## [SET EXERCISE]
For every line in the data below that contains "with", copy the line.

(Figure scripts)
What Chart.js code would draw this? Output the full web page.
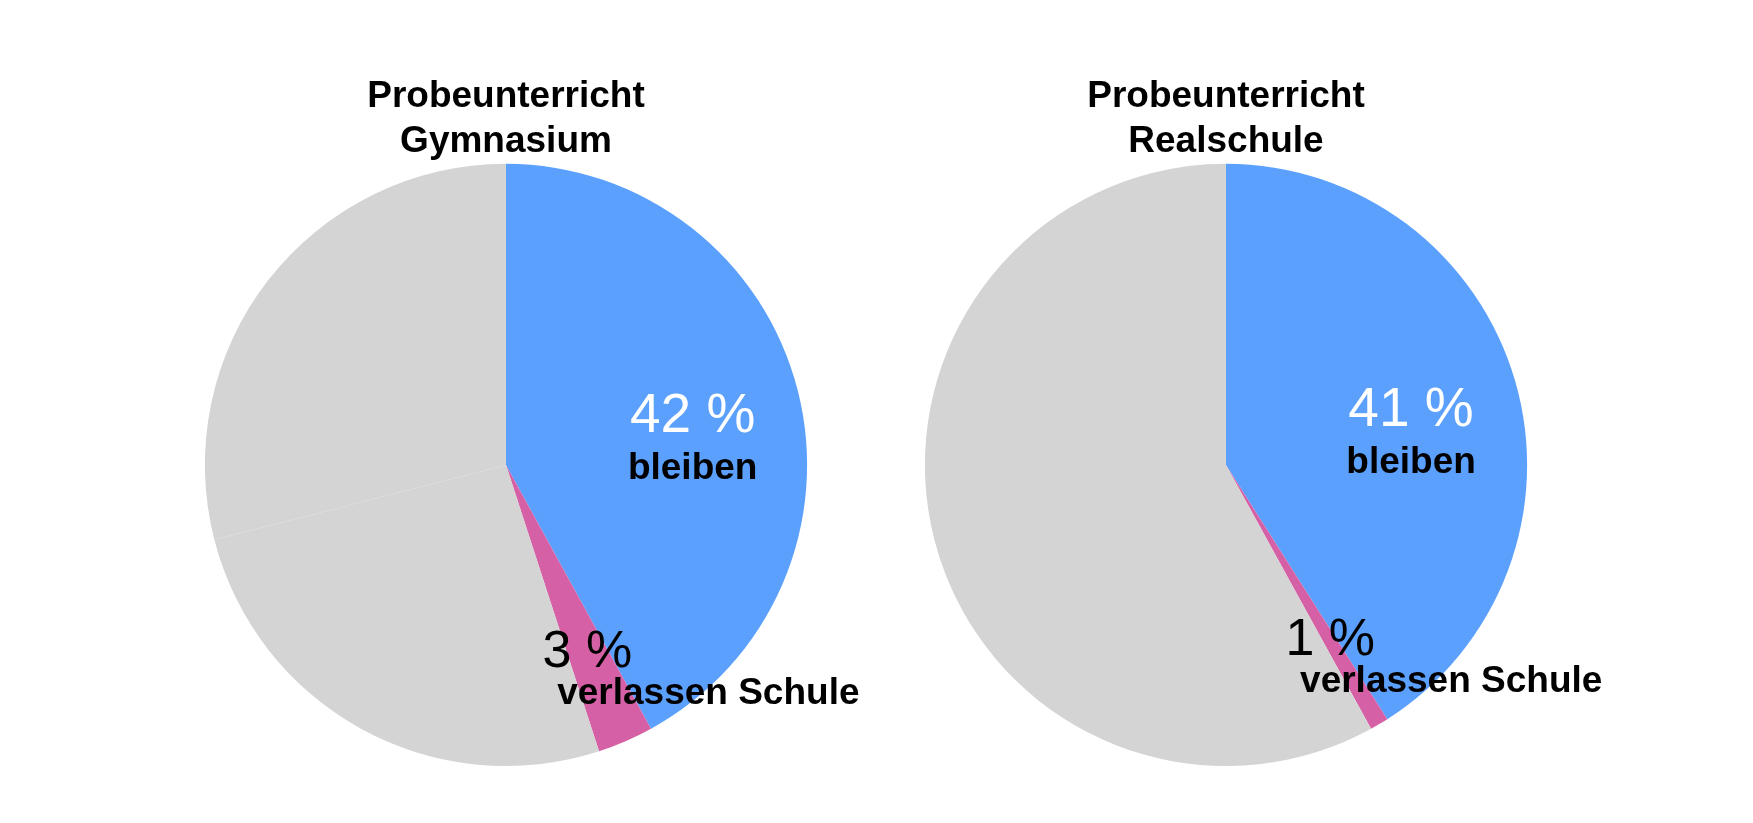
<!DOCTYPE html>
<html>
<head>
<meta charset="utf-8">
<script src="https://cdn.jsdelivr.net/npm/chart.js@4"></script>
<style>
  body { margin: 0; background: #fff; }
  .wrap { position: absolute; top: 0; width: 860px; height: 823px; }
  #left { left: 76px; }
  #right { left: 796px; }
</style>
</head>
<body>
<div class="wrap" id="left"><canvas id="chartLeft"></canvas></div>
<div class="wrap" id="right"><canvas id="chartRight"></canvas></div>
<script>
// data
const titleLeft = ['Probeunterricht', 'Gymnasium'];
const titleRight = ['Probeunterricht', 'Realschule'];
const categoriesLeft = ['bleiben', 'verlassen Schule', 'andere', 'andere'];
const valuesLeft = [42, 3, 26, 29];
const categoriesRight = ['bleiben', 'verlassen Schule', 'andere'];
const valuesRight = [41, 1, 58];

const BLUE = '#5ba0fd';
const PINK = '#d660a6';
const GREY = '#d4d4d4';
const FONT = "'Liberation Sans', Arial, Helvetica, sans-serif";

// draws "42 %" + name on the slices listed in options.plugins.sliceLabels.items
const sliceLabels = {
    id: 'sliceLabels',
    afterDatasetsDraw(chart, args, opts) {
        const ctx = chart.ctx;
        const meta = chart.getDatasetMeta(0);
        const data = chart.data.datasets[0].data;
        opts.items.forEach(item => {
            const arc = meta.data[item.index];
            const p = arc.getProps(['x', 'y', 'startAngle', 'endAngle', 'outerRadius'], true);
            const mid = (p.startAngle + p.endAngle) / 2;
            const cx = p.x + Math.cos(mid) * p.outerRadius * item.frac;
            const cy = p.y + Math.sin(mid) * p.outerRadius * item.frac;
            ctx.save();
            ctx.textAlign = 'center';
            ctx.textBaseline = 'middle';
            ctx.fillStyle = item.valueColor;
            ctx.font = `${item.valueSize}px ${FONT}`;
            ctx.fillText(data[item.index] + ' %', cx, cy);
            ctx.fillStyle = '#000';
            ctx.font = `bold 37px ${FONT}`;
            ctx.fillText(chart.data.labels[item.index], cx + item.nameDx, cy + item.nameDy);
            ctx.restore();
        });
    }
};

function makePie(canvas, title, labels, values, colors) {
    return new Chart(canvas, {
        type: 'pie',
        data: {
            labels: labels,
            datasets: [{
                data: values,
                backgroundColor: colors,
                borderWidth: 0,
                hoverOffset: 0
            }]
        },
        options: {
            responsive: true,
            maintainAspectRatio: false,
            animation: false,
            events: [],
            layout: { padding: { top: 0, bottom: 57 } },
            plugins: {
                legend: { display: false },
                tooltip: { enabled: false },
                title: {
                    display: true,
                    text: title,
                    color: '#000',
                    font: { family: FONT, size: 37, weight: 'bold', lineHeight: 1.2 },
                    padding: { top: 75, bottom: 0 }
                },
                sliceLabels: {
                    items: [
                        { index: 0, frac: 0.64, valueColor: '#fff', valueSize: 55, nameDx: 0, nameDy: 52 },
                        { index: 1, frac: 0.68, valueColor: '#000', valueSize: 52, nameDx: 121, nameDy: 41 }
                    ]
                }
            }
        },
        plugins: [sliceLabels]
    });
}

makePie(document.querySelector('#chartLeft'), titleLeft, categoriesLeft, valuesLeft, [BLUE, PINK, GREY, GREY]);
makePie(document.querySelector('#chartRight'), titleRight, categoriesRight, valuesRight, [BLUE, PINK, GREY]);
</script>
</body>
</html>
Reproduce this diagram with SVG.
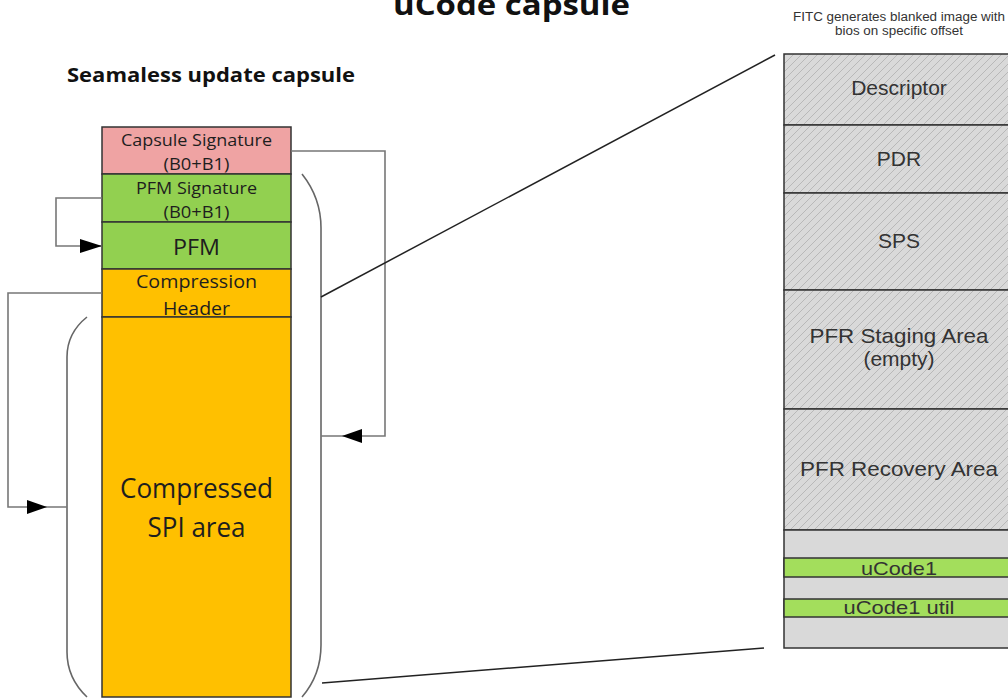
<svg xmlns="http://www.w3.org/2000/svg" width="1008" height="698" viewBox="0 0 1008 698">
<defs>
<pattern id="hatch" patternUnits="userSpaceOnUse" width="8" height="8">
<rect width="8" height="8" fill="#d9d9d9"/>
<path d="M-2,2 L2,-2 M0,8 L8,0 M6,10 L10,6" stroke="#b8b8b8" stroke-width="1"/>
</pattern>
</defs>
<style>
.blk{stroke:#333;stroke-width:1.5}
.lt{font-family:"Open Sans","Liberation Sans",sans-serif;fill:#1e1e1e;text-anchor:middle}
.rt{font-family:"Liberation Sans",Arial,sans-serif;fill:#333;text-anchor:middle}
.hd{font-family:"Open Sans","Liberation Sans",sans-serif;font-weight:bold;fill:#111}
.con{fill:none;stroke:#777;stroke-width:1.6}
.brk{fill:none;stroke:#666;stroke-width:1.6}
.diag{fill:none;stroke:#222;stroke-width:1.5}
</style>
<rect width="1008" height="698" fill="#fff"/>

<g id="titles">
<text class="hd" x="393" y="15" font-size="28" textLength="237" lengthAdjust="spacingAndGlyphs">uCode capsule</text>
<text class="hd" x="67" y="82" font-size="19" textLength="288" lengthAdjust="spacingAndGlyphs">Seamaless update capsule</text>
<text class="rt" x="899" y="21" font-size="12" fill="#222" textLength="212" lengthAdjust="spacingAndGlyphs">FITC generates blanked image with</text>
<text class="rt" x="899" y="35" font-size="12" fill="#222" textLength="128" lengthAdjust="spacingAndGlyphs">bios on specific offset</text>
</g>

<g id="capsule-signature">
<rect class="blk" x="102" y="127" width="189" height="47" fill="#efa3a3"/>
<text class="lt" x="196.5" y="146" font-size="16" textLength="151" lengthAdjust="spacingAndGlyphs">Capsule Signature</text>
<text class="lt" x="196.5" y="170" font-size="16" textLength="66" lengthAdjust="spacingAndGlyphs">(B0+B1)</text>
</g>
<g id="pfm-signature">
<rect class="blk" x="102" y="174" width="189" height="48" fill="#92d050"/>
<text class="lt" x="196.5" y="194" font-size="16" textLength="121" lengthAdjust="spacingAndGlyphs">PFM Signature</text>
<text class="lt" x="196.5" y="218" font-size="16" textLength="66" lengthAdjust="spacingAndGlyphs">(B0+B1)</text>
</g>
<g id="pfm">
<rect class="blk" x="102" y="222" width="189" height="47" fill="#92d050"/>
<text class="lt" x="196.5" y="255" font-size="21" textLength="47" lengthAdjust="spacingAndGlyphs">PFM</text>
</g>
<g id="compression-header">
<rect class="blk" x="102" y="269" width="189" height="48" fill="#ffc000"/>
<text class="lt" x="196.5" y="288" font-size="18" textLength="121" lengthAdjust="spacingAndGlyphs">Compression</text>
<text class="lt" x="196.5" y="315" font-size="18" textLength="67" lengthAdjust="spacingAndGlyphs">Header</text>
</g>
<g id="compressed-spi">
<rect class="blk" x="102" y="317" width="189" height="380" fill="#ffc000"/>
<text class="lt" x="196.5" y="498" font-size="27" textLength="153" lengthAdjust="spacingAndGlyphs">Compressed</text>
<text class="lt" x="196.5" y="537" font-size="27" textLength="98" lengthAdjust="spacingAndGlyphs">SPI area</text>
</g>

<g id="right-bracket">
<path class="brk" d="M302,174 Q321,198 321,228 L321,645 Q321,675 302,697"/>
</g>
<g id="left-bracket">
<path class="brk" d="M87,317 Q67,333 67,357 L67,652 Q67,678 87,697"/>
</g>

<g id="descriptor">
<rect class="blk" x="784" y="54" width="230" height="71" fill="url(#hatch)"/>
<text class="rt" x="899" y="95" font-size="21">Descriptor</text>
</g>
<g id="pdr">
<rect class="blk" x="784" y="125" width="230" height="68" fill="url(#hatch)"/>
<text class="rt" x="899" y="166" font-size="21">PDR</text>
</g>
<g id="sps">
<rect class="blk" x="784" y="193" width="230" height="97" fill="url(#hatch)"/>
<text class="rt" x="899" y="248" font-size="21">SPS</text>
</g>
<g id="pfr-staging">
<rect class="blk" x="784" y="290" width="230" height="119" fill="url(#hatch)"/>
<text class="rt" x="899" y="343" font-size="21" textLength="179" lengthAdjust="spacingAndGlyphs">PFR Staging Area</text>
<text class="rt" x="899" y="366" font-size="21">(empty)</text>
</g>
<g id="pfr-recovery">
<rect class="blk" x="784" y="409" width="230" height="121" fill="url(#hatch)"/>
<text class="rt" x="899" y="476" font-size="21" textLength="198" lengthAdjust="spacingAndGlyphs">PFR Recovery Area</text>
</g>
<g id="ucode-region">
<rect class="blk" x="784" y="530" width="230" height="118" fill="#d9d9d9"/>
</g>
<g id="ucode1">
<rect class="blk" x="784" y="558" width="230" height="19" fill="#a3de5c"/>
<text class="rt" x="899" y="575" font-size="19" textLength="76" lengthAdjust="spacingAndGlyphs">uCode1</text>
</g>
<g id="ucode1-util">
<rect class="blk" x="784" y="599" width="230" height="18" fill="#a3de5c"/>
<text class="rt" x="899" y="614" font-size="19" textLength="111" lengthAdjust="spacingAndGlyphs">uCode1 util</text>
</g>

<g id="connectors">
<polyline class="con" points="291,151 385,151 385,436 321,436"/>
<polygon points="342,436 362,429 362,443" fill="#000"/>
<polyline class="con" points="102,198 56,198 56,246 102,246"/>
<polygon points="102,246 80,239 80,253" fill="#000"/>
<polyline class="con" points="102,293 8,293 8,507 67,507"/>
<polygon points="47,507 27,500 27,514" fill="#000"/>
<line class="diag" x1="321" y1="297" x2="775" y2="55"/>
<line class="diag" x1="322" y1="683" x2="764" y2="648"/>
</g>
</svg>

## [WRITTEN ANSWER]
Reproduce this diagram with SVG.
<text class="rt" x="899" y="21" font-size="12" fill="#222" textLength="212" lengthAdjust="spacingAndGlyphs">FITC generates blanked image with</text>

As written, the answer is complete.